Todo aquel dolor tan cuidadosamente cubierto se está abriendo paso hacia fuera y yo no puedo soportarlo, no puedo luchar contra él.

—Rob, te sugiero que intentes…

Me refuerzo bajo las correas, arrancando trozos del relleno de espuma, vociferando:

—¡Cállate! No quiero oír nada. No puedo luchar contra esto, ¿me comprendes? ¡No puedo! ¡No puedo!

Sigfrid espera con paciencia a que yo deje de llorar, lo cual ocurre de manera bastante súbita. Y entonces, antes de que me pueda decir algo, le hablo con hastío:

—Oh, al diablo. Sigfrid, todo esto no nos lleva a ninguna parte. Creo que deberíamos ponerle fin. Ha de haber otras personas más necesitadas que yo de tus servicios.

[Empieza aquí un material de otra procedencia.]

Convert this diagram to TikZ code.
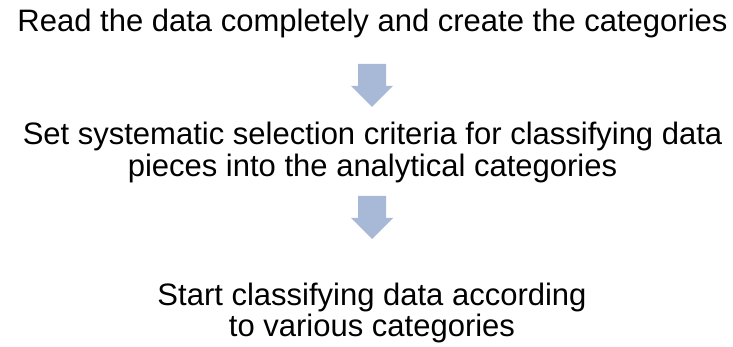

—En cuanto a eso, Rob —observa—, mi competencia me permite atender a todas las demandas.

Me estoy secando las lágrimas con las toallas de papel que ha dejado junto a la alfombra y no le contesto.

—De hecho, aún me sobra capacidad —prosigue—. Pero has de ser tú quien juzgue la conveniencia de continuar o no estas sesiones.

—¿Tienes algo de beber en la sala de recuperación? —le pregunto.

—No en el sentido al que te refieres. Me han dicho que hay un bar muy agradable en el último piso de este edificio.

—Está bien —replico—, me pregunto qué estoy haciendo aquí.

Y, quince minutos después, tras confirmar mi cita para la semana próxima, me encuentro bebiendo una taza de té en el cubículo de recuperación de Sigfrid. Escucho para saber si su siguiente paciente ya ha empezado a gritar, pero no oigo nada.

Me lavo la cara, arreglo mi pañuelo de cuello y me aliso el mechón de pelo que me cae sobre la frente. Subo al bar para tomar un trago. El jefe de camareros, que es humano, me conoce y me da asiento orientado al sur, hacia el borde de la Bahía Inferior de la Burbuja. Echa una mirada a una chica alta, de piel cobriza y ojos verdes, que está sola, pero yo niego con la cabeza. Bebo con rapidez, admiro las piernas de la muchacha cobriza y, pensando en dónde cenaré, me encamino hacia la clase de guitarra.